I was pretty effusive about Ernst Karel's last location recording, Heard Laboratories, taking the opportunity to reprise Truman Capote's pith observation I believe more in the scissors than I do in the pencil. This is Karel's great knack, his intuitive selection of sounds, sound-shaping, and - I hasten to add as one who feels the onus of every new release that insists on 70-80 minutes of sound because the media allows it - concision, privileging the scissors as much as the pencil [the total time is 78 minutes, but spanning nine tracks offering an amazing variety of sounds and rhythms].

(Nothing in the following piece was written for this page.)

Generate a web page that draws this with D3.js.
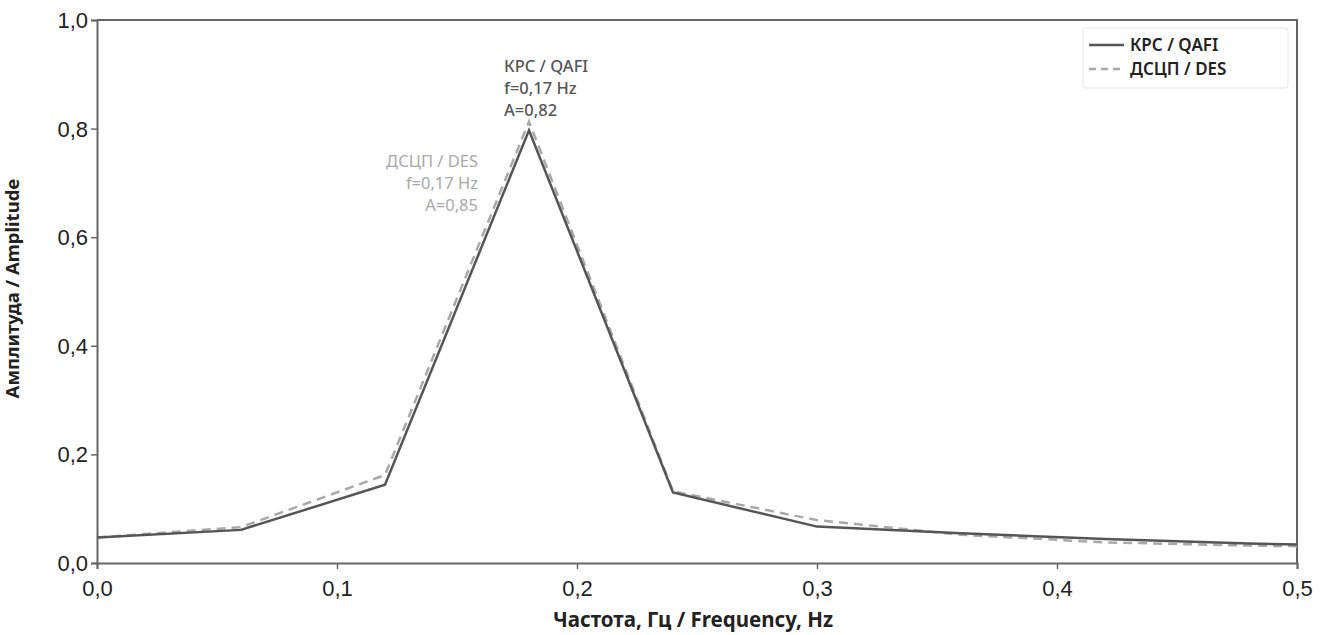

Works like Swiss Mountain Transport Systems, its prosaic title redirecting your attention back to the music, where it belongs, evince in me a feeling I value a great deal - as much as the important question is do I like the sounds, the work reminds me I have a kindred spirit in these realms, the realms of music I hear daily in nearly every environment I pass through. Karel hears machinery singing, in this instance the gondolas and chair lifts that transport humans into a vastness of space that makes attunement to their music an antidote to the feeling of total engulfment that must visit anyone riding and rising to such altitudes.
Machines like the one above do sing, and we only occasionally hear a human voice penetrate their secret concentus. Upper partial winds, droning continuous cable systems, and singing tramways - Karel reveals, as he did with the research labs at Harvard, as Darge has for many years, that it is people, places and things that make music, whether we pass by or not. Karel passes into these sound worlds, pointing his microphones, and our attention, just where they are needed. Of course, this is the documentarian's gift to us, a glimpse of otherwise inaccessible worlds, pure and stripped of everything but what we need to hear the music.
- ...the blooming, buzzing confusion... is from William James' studies in categorical perception.
- The kitsune, the Japanese archetype for the trickster, is depicted as a fox. While the Amerindian trickster, the coyote, works as well, when I think Unami, I think fox.